**Requirements**:
Scan the lines below for the word "this". Copy each line you find it in.

**Data records**:
────────────────────────────────────────
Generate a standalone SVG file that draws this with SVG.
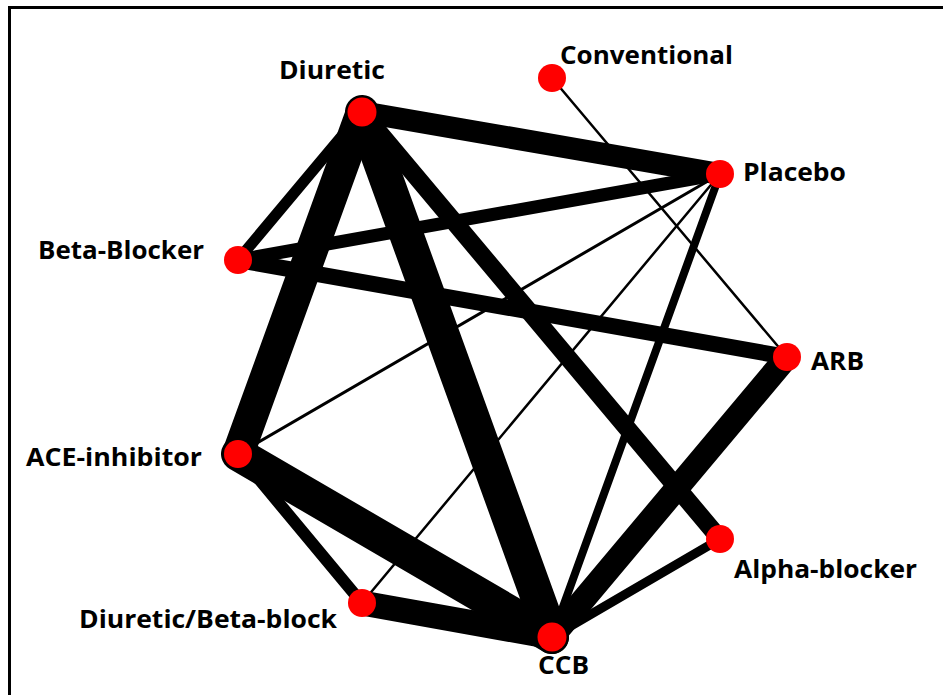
<svg xmlns="http://www.w3.org/2000/svg" width="943" height="695" viewBox="0 0 943 695">
<style>
.e{stroke:#000;stroke-linecap:round;fill:none}
.n{fill:#ff0000}
.t{font-family:"Open Sans","Noto Sans","Liberation Sans",sans-serif;font-weight:bold;font-size:25.5px;fill:#000}
</style>
<rect x="0" y="0" width="943" height="695" fill="#fff"/>
<path d="M9.5,700 V7.5 H950" fill="none" stroke="#000" stroke-width="3"/>
<g id="connectors">
<line class="e" x1="362" y1="112" x2="720" y2="174" stroke-width="22"/>
<line class="e" x1="362" y1="112" x2="238" y2="260" stroke-width="11"/>
<line class="e" x1="362" y1="112" x2="238" y2="454" stroke-width="32"/>
<line class="e" x1="362" y1="112" x2="552" y2="637" stroke-width="34"/>
<line class="e" x1="362" y1="112" x2="720" y2="539" stroke-width="18"/>
<line class="e" x1="720" y1="174" x2="238" y2="260" stroke-width="13"/>
<line class="e" x1="720" y1="174" x2="238" y2="454" stroke-width="3"/>
<line class="e" x1="720" y1="174" x2="362" y2="603" stroke-width="2.5"/>
<line class="e" x1="720" y1="174" x2="552" y2="637" stroke-width="8"/>
<line class="e" x1="552" y1="78" x2="787" y2="357" stroke-width="2.5"/>
<line class="e" x1="238" y1="260" x2="787" y2="357" stroke-width="16"/>
<line class="e" x1="787" y1="357" x2="552" y2="637" stroke-width="24"/>
<line class="e" x1="238" y1="454" x2="552" y2="637" stroke-width="34"/>
<line class="e" x1="238" y1="454" x2="362" y2="603" stroke-width="12"/>
<line class="e" x1="362" y1="603" x2="552" y2="637" stroke-width="25"/>
<line class="e" x1="720" y1="539" x2="552" y2="637" stroke-width="9"/>
</g>
<g id="diuretic"><circle class="n" cx="362" cy="112" r="14.5"/><text class="t" x="279" y="79" textLength="106" lengthAdjust="spacingAndGlyphs">Diuretic</text></g>
<g id="conventional"><circle class="n" cx="552" cy="78" r="14"/><text class="t" x="560" y="64" textLength="173" lengthAdjust="spacingAndGlyphs">Conventional</text></g>
<g id="placebo"><circle class="n" cx="720" cy="174" r="14"/><text class="t" x="743" y="181" textLength="103" lengthAdjust="spacingAndGlyphs">Placebo</text></g>
<g id="beta-blocker"><circle class="n" cx="238" cy="260" r="14"/><text class="t" x="38" y="259" textLength="166" lengthAdjust="spacingAndGlyphs">Beta-Blocker</text></g>
<g id="arb"><circle class="n" cx="787" cy="357" r="14"/><text class="t" x="811" y="370" textLength="53" lengthAdjust="spacingAndGlyphs">ARB</text></g>
<g id="ace-inhibitor"><circle class="n" cx="238" cy="454" r="14"/><text class="t" x="26" y="466" textLength="176" lengthAdjust="spacingAndGlyphs">ACE-inhibitor</text></g>
<g id="alpha-blocker"><circle class="n" cx="720" cy="539" r="14"/><text class="t" x="734" y="578" textLength="183" lengthAdjust="spacingAndGlyphs">Alpha-blocker</text></g>
<g id="diuretic-beta-block"><circle class="n" cx="362" cy="603" r="14"/><text class="t" x="79" y="628" textLength="258" lengthAdjust="spacingAndGlyphs">Diuretic/Beta-block</text></g>
<g id="ccb"><circle class="n" cx="552" cy="637" r="14.5"/><text class="t" x="538" y="674" textLength="51" lengthAdjust="spacingAndGlyphs">CCB</text></g>
</svg>
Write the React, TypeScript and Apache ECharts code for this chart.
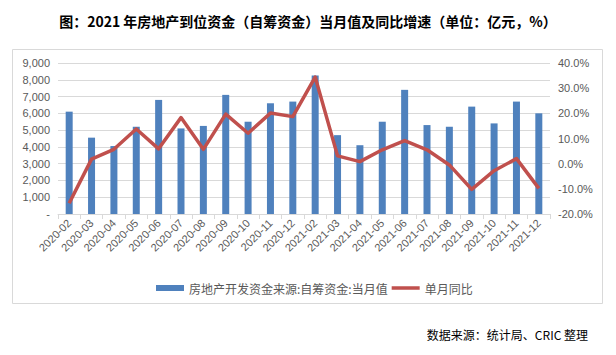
import React, { useEffect, useRef } from "react";
import * as echarts from "echarts";

const categories = [
  "2020-02", "2020-03", "2020-04", "2020-05", "2020-06", "2020-07", "2020-08",
  "2020-09", "2020-10", "2020-11", "2020-12", "2021-02", "2021-03", "2021-04",
  "2021-05", "2021-06", "2021-07", "2021-08", "2021-09", "2021-10", "2021-11", "2021-12",
];
const monthlyValue = [
  6100, 4550, 4050, 5200, 6800, 5100, 5250, 7100, 5500, 6600, 6700,
  8250, 4700, 4100, 5500, 7400, 5300, 5200, 6400, 5400, 6700, 6000,
];
const yoyGrowth = [
  -15.7, 1.8, 5.7, 13.8, 5.9, 18.3, 5.7, 19.7, 12.1, 20.1, 18.7,
  34.4, 3.1, 0.8, 5.5, 9.2, 5.5, -0.5, -10.2, -2.8, 2.0, -9.8,
];
const barName = "房地产开发资金来源:自筹资金:当月值";
const lineName = "单月同比";
const titleText = "图：2021 年房地产到位资金（自筹资金）当月值及同比增速（单位：亿元，%）";
const sourceText = "数据来源：统计局、CRIC 整理";

export default function App() {
  const ref = useRef<HTMLDivElement>(null);
  useEffect(() => {
    if (!ref.current) return;
    const chart = echarts.init(ref.current, null, { renderer: "svg" });
    const axisFont = "'Liberation Sans', Arial, sans-serif";
    chart.setOption({
      animation: false,
      backgroundColor: "#ffffff",
      title: {
        text: titleText,
        left: "center",
        top: 9,
        textStyle: {
          fontFamily: "'Noto Sans CJK SC', sans-serif",
          fontSize: 14,
          fontWeight: "bold",
          color: "#000000",
        },
      },
      grid: { left: 58, right: 66, top: 63, bottom: 141, containLabel: false },
      legend: {
        left: 151,
        top: 277,
        itemWidth: 28,
        itemHeight: 6,
        itemGap: 4,
        textStyle: {
          fontFamily: "'Noto Sans CJK SC', sans-serif",
          fontSize: 12,
          color: "#595959",
        },
        data: [
          { name: barName, icon: "rect" },
          {
            name: lineName,
            icon: "path://M0,0 L28,0 L28,0 Z M0,1.2 L28,1.2 L28,4.8 L0,4.8 Z M0,6 L28,6 L28,6 Z",
          },
        ],
      },
      xAxis: {
        type: "category",
        data: categories,
        boundaryGap: true,
        axisLine: { lineStyle: { color: "#D9D9D9", width: 1 } },
        axisTick: { show: true, length: 5, lineStyle: { color: "#D9D9D9" } },
        axisLabel: {
          rotate: 45,
          interval: 0,
          margin: 7,
          fontSize: 11,
          fontFamily: axisFont,
          color: "#595959",
        },
      },
      yAxis: [
        {
          type: "value",
          min: 0,
          max: 9000,
          interval: 1000,
          axisLine: { show: false },
          axisTick: { show: false },
          splitLine: { lineStyle: { color: "#D9D9D9", width: 1 } },
          axisLabel: {
            margin: 8,
            fontSize: 11,
            fontFamily: axisFont,
            color: "#595959",
            formatter: (v: number) =>
              v === 0 ? "-" : v.toLocaleString("en-US"),
          },
        },
        {
          type: "value",
          min: -20,
          max: 40,
          interval: 10,
          axisLine: { show: false },
          axisTick: { show: false },
          splitLine: { show: false },
          axisLabel: {
            margin: 8,
            fontSize: 11,
            fontFamily: axisFont,
            color: "#595959",
            formatter: (v: number) => v.toFixed(1) + "%",
          },
        },
      ],
      series: [
        {
          name: barName,
          type: "bar",
          data: monthlyValue,
          barWidth: 7,
          itemStyle: { color: "#4F81BD" },
        },
        {
          name: lineName,
          type: "line",
          yAxisIndex: 1,
          data: yoyGrowth,
          symbol: "none",
          showSymbol: false,
          lineStyle: { color: "#C0504D", width: 3.5, join: "round" },
          itemStyle: { color: "#C0504D" },
        },
      ],
      graphic: [
        {
          type: "rect",
          shape: { x: 12.5, y: 49.5, width: 590, height: 254 },
          style: { fill: "none", stroke: "#D9D9D9", lineWidth: 1 },
          silent: true,
          z: -1,
        },
        {
          type: "text",
          right: 28,
          top: 328,
          style: {
            text: sourceText,
            fontFamily: "'Noto Sans CJK SC', sans-serif",
            fontSize: 12,
            fill: "#000000",
          },
        },
      ],
    });
    return () => chart.dispose();
  }, []);
  return (
    <div
      ref={ref}
      style={{ position: "fixed", left: 0, top: 0, width: 616, height: 355 }}
    />
  );
}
────────────────────────────────────────
**Solution to the exercise**:
Generate a standalone SVG file that draws this with SVG.
Write the React, TypeScript and Apache ECharts code for this chart.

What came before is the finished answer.